Electron-driven instabilities

The electron temperature gradient and the density gradient can generate instabilities from the ion scales and up to the electron scales. The so-called trapped electron mode (TEM) can be destabilized either by the density gradient of by the electron temperature gradient, and the electron temperature gradient (ETG) mode, is destabilized when the electron temperature gradient is large as compared to the density gradient.

In TJ-II, typical experimental ion temperature profiles are almost flat and then, the ITG mode is not relevant. On the other hand, the electron temperature profile is usually peaked at the center of the plasma and exhibits large gradients in the plasma core. The density profiles also have significant gradients, usually. Thus, with typical profiles both TEM and ETG modes can be destabilized.

Figure 1. Electrostatic potential in a period of the device obtained in a linear simulation of electrostatic instabilities in the standard configuration of TJ-II, using kinetic electrons and ions.

The electron-driven modes have been studied in the TJ-II in global PIC simulations with EUTERPE using typical plasma scenarios [Sánchez et al. EPS 2014] and also in dedicated experiments in which the profiles were changed by changing the ECRH heating power and deposition location [Sánchez et al. NF 2019].

These simulations are carried out with two fully kinetic species, ions and electrons, and then are much more expensive computationally than ITG simulations as the fast electron dynamics has to be followed and smaller spatial scales have to be resolved with increased resolution. Some results if this kind of simulations are shown in the figures below.

Figure 2. Amplitude of potential at toroidal angle phi=0 in TJ-II.

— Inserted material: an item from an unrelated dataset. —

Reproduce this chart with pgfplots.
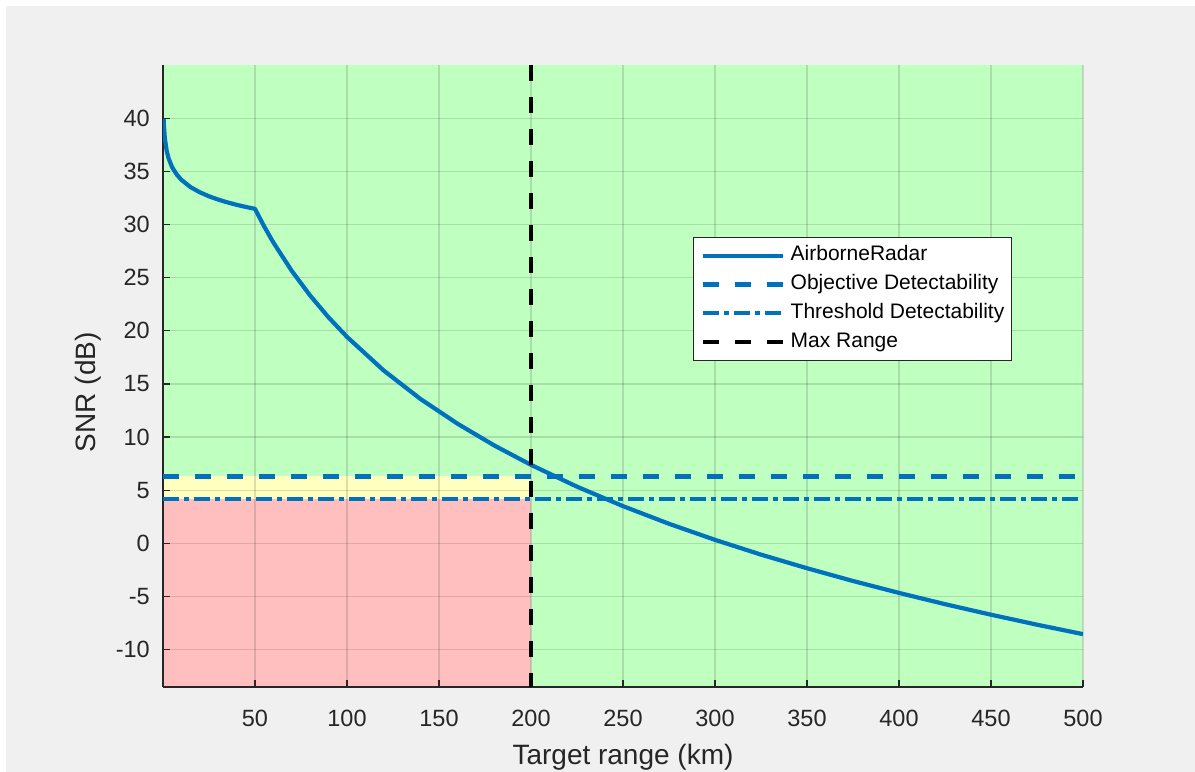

Figure 1 shows the electrostatic potential in a period of the device obtained in a linear simulation of electrostatic instabilities in the standard configuration of TJ-II. Experimental density and temperature profiles were used in this simulation. The potential is shown for r/a=0.75 where the perturbation to the potential is maximum. The potential amplitude is localized poloidally and peaks at very narrow bands that are aligned with the magnetic field lines and coinciding with the location of bad (negative) magnetic curvature and small local magnetic shear.

Large amplitude stripes are located at regions where the modulus of the magnetic field has local minima, which betrays that this modes are associated with trapped particles (TEM).

Figure 2 shows the amplitude of potential is shown at toroidal angle phi=0 for a simulation in the standard configuration of TJ-II using experimental profiles and kinetic ions and electrons.

The localization of instabilities predicted by numerical simulations was observed in experimental measurements by Doppler reflectometry in dedicated experiments in TJ-II.

Figures 3 and 4 show the amplitude of potential in linear simulations in two configurations of TJ-II (the standard and a high rotational transform one, respectively) using experimental density and temperature profiles [Sánchez et al. NF 2019].

Figure 3. The amplitude of potential at the plane of measurement of the Doppler reflectometry system in the standard configuration of TJ-II, obtained in a linear simulation using experimental density and temperature profiles and kinetic ions and electrons.
Figure 4. The amplitude of potential at the plane of measurement of the Doppler reflectometry system in a high-iota configuration of TJ-II, obtained in a linear simulation using experimental density and temperature profiles and kinetic ions and electrons.